» **AIM OF THE TASK**
With the pictures left out, copy the listing below exactly.

» **DATASET EXCERPT**

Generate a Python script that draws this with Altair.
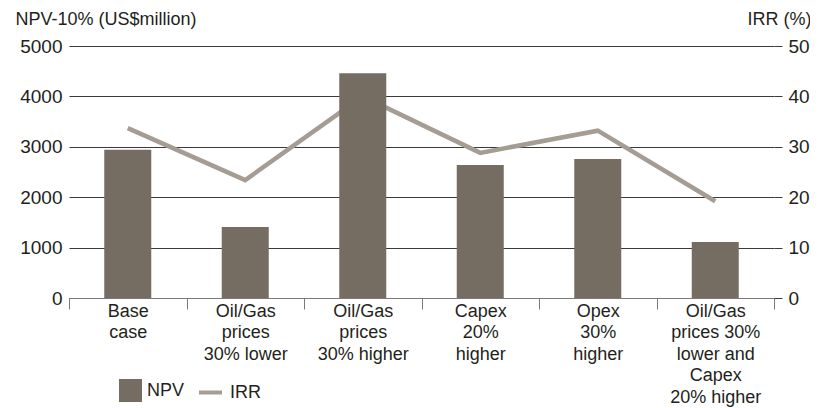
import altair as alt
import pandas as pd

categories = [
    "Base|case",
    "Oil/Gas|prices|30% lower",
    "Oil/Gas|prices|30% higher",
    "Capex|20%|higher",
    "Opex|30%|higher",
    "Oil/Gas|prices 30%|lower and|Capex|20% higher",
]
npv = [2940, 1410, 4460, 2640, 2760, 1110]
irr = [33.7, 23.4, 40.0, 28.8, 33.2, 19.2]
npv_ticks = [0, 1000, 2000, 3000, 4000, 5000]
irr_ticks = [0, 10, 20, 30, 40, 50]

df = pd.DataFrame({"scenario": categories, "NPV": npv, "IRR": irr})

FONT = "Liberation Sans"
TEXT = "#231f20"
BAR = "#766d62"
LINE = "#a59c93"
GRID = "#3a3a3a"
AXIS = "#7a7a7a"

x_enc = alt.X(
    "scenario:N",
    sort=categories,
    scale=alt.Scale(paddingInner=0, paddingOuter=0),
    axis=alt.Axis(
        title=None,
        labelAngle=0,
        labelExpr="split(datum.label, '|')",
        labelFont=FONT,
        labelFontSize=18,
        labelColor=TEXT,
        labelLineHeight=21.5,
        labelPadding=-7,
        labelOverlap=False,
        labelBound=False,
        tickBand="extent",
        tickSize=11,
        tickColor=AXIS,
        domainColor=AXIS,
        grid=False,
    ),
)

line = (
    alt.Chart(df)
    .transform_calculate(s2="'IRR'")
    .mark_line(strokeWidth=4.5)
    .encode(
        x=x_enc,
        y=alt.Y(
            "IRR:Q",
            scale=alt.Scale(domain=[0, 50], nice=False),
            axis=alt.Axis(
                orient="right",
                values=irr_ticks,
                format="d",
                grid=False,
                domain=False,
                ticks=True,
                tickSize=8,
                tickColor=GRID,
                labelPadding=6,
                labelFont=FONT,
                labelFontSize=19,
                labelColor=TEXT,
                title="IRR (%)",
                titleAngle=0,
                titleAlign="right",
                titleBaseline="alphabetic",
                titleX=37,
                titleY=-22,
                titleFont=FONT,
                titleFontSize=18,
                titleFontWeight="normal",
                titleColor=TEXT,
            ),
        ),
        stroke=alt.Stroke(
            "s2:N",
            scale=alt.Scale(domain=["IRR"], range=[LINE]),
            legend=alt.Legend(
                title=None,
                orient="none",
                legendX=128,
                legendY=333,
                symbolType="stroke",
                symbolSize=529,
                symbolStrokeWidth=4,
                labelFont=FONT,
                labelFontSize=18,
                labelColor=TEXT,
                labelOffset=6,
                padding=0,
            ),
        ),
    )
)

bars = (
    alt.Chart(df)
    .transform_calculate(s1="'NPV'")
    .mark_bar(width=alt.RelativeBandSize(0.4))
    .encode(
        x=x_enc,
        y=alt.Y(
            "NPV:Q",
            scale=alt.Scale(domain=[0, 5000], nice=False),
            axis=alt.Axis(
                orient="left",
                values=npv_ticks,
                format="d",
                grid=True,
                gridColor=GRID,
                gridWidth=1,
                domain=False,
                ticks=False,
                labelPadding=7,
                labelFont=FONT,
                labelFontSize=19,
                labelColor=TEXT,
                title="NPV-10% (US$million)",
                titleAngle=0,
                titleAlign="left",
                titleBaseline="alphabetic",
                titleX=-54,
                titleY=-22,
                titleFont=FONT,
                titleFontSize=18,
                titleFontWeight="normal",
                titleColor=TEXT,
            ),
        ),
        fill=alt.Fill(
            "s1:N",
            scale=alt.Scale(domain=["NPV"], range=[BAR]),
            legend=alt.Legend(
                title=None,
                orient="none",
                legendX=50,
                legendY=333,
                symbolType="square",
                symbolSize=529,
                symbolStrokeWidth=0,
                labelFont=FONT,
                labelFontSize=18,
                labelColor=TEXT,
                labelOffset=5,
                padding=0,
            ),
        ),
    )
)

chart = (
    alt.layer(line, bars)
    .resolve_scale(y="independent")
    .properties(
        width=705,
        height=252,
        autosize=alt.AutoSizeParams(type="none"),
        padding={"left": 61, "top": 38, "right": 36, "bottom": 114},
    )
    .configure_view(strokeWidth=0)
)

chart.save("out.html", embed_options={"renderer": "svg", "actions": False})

» **PROBLEM SOLUTION**
Generate a Python script that draws this with Altair.
import altair as alt
import pandas as pd

categories = [
    "Base|case",
    "Oil/Gas|prices|30% lower",
    "Oil/Gas|prices|30% higher",
    "Capex|20%|higher",
    "Opex|30%|higher",
    "Oil/Gas|prices 30%|lower and|Capex|20% higher",
]
npv = [2940, 1410, 4460, 2640, 2760, 1110]
irr = [33.7, 23.4, 40.0, 28.8, 33.2, 19.2]
npv_ticks = [0, 1000, 2000, 3000, 4000, 5000]
irr_ticks = [0, 10, 20, 30, 40, 50]

df = pd.DataFrame({"scenario": categories, "NPV": npv, "IRR": irr})

FONT = "Liberation Sans"
TEXT = "#231f20"
BAR = "#766d62"
LINE = "#a59c93"
GRID = "#3a3a3a"
AXIS = "#7a7a7a"

x_enc = alt.X(
    "scenario:N",
    sort=categories,
    scale=alt.Scale(paddingInner=0, paddingOuter=0),
    axis=alt.Axis(
        title=None,
        labelAngle=0,
        labelExpr="split(datum.label, '|')",
        labelFont=FONT,
        labelFontSize=18,
        labelColor=TEXT,
        labelLineHeight=21.5,
        labelPadding=-7,
        labelOverlap=False,
        labelBound=False,
        tickBand="extent",
        tickSize=11,
        tickColor=AXIS,
        domainColor=AXIS,
        grid=False,
    ),
)

line = (
    alt.Chart(df)
    .transform_calculate(s2="'IRR'")
    .mark_line(strokeWidth=4.5)
    .encode(
        x=x_enc,
        y=alt.Y(
            "IRR:Q",
            scale=alt.Scale(domain=[0, 50], nice=False),
            axis=alt.Axis(
                orient="right",
                values=irr_ticks,
                format="d",
                grid=False,
                domain=False,
                ticks=True,
                tickSize=8,
                tickColor=GRID,
                labelPadding=6,
                labelFont=FONT,
                labelFontSize=19,
                labelColor=TEXT,
                title="IRR (%)",
                titleAngle=0,
                titleAlign="right",
                titleBaseline="alphabetic",
                titleX=37,
                titleY=-22,
                titleFont=FONT,
                titleFontSize=18,
                titleFontWeight="normal",
                titleColor=TEXT,
            ),
        ),
        stroke=alt.Stroke(
            "s2:N",
            scale=alt.Scale(domain=["IRR"], range=[LINE]),
            legend=alt.Legend(
                title=None,
                orient="none",
                legendX=128,
                legendY=333,
                symbolType="stroke",
                symbolSize=529,
                symbolStrokeWidth=4,
                labelFont=FONT,
                labelFontSize=18,
                labelColor=TEXT,
                labelOffset=6,
                padding=0,
            ),
        ),
    )
)

bars = (
    alt.Chart(df)
    .transform_calculate(s1="'NPV'")
    .mark_bar(width=alt.RelativeBandSize(0.4))
    .encode(
        x=x_enc,
        y=alt.Y(
            "NPV:Q",
            scale=alt.Scale(domain=[0, 5000], nice=False),
            axis=alt.Axis(
                orient="left",
                values=npv_ticks,
                format="d",
                grid=True,
                gridColor=GRID,
                gridWidth=1,
                domain=False,
                ticks=False,
                labelPadding=7,
                labelFont=FONT,
                labelFontSize=19,
                labelColor=TEXT,
                title="NPV-10% (US$million)",
                titleAngle=0,
                titleAlign="left",
                titleBaseline="alphabetic",
                titleX=-54,
                titleY=-22,
                titleFont=FONT,
                titleFontSize=18,
                titleFontWeight="normal",
                titleColor=TEXT,
            ),
        ),
        fill=alt.Fill(
            "s1:N",
            scale=alt.Scale(domain=["NPV"], range=[BAR]),
            legend=alt.Legend(
                title=None,
                orient="none",
                legendX=50,
                legendY=333,
                symbolType="square",
                symbolSize=529,
                symbolStrokeWidth=0,
                labelFont=FONT,
                labelFontSize=18,
                labelColor=TEXT,
                labelOffset=5,
                padding=0,
            ),
        ),
    )
)

chart = (
    alt.layer(line, bars)
    .resolve_scale(y="independent")
    .properties(
        width=705,
        height=252,
        autosize=alt.AutoSizeParams(type="none"),
        padding={"left": 61, "top": 38, "right": 36, "bottom": 114},
    )
    .configure_view(strokeWidth=0)
)

chart.save("out.html", embed_options={"renderer": "svg", "actions": False})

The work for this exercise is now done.